In a country known for colorful, sometimes bizarre festivals, few can rival tonight’s reenactment of the battle between the Christians and Moors in Gualaceo.
The annual event includes a cast of 150 actors who will parade through town on horseback this afternoon. The parade ends at Belén Stadium, near the Santa Barbara River, where the battle reenactment will take place.
In the past, the event has attracted large numbers of curious Cuenca expats who take the 25 mile trip to Gualaceo. “It’s great fun and absolutely wild,” says Jack Helms, who plans to attend for the third time. “Can you image a public festival in the U.S. where the Christians kill all the Muslims? It would be totally politically incorrect but here it’s a traditional festival.”
The reenactment pits the Christians, led by Charlemagne, against the Moors. According to legend, Charlemagne receives a valuable assist from Santiago “The Moor Slayer,” who is the patron saint of Gualaceo.
Similar reenactments were popular in Europe until the 1980s when they were discontinued for political reasons. A statue of Santiago, in Santiago de Compostela, Spain, was the focus of controversy in 2004 (see story). Santiago, or St. James, is also the patron saint of Spain.
According to Gualaceo mayor, Juan Diego Bustos, the event is part of the Christian heritage of the city and dates back 130 years.

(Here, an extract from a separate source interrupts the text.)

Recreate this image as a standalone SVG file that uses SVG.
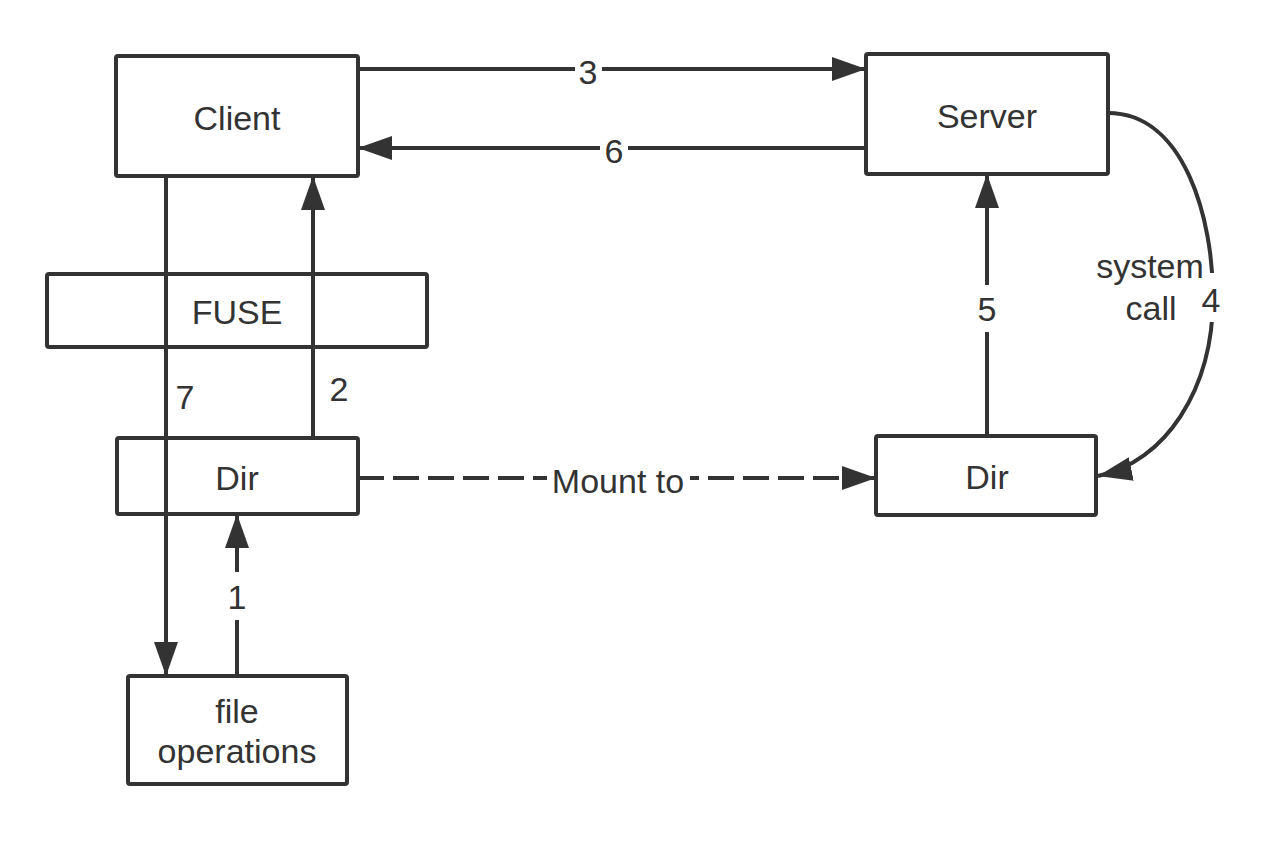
<svg xmlns="http://www.w3.org/2000/svg" width="1280" height="858" viewBox="0 0 1280 858">
<defs>
<style>
.box{fill:#fff;stroke:#333;stroke-width:4}
.t{font-family:"Liberation Sans",Arial,sans-serif;font-size:34px;fill:#333;text-anchor:middle}
.e{fill:none;stroke:#333;stroke-width:4}
.d{stroke-dasharray:26 9}
.bg{fill:#fff}
</style>
<marker id="ah" viewBox="0 0 34 24" refX="34" refY="12" markerWidth="34" markerHeight="24" markerUnits="userSpaceOnUse" orient="auto">
<path d="M0,0 L34,12 L0,24 Z" fill="#333"/>
</marker>
</defs>
<rect width="1280" height="858" fill="#fff"/>
<g id="client"><rect class="box" x="116" y="56" width="242" height="120" rx="2"/><text class="t" x="237" y="130">Client</text></g>
<g id="server"><rect class="box" x="866" y="54" width="242" height="120" rx="2"/><text class="t" x="987" y="128">Server</text></g>
<g id="fuse"><rect class="box" x="47" y="274" width="380" height="73" rx="2"/><text class="t" x="237" y="324">FUSE</text></g>
<g id="dir-left"><rect class="box" x="117" y="438" width="241" height="76" rx="2"/><text class="t" x="237" y="490">Dir</text></g>
<g id="dir-right"><rect class="box" x="876" y="436" width="220" height="79" rx="2"/><text class="t" x="987" y="489">Dir</text></g>
<g id="file-ops"><rect class="box" x="128" y="676" width="219" height="108" rx="2"/><text class="t" x="237" y="723">file</text><text class="t" x="237" y="763">operations</text></g>
<g id="connectors">
<line class="e" x1="358" y1="69" x2="866" y2="69" marker-end="url(#ah)"/>
<rect class="bg" x="575" y="55" width="27" height="30"/><text class="t" x="588" y="84">3</text>
<line class="e" x1="866" y1="148" x2="358" y2="148" marker-end="url(#ah)"/>
<rect class="bg" x="600" y="134" width="28" height="30"/><text class="t" x="614" y="163">6</text>
<line class="e" x1="166" y1="176" x2="166" y2="676" marker-end="url(#ah)"/>
<text class="t" x="185" y="409">7</text>
<line class="e" x1="313" y1="438" x2="313" y2="176" marker-end="url(#ah)"/>
<text class="t" x="339" y="401">2</text>
<line class="e" x1="237" y1="676" x2="237" y2="514" marker-end="url(#ah)"/>
<rect class="bg" x="224" y="572" width="26" height="48"/><text class="t" x="237" y="609">1</text>
<line class="e" x1="987" y1="436" x2="987" y2="174" marker-end="url(#ah)"/>
<rect class="bg" x="974" y="285" width="26" height="47"/><text class="t" x="987" y="321">5</text>
<line class="e d" x1="358" y1="478" x2="876" y2="478" marker-end="url(#ah)"/>
<rect class="bg" x="547" y="460" width="143" height="36"/><text class="t" x="618" y="493">Mount to</text>
<path class="e" d="M1108,113 C1185,113 1213,220 1213,297 C1213,390 1165,462 1098,476" marker-end="url(#ah)"/>
<rect class="bg" x="1198" y="273" width="28" height="49"/><text class="t" x="1211" y="312">4</text>
<text class="t" x="1150" y="278">system</text>
<text class="t" x="1151" y="320">call</text>
</g>
</svg>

“The battle is one of the biggest events of the year,” Bustos says. “Besides honoring our heritage, it allows our craftspeople to sell the goods that make Gualaceo famous.” The town, in northeast Azuay Province, is known for the production of clothing, shoes and the indigenous ikat fabrics.
Helms advises expats who plan to attend to arrive early for the parade and to get a good seat in the stadium, which has seating capacity for 7,000. “Everyone who goes, has a blast,” he says.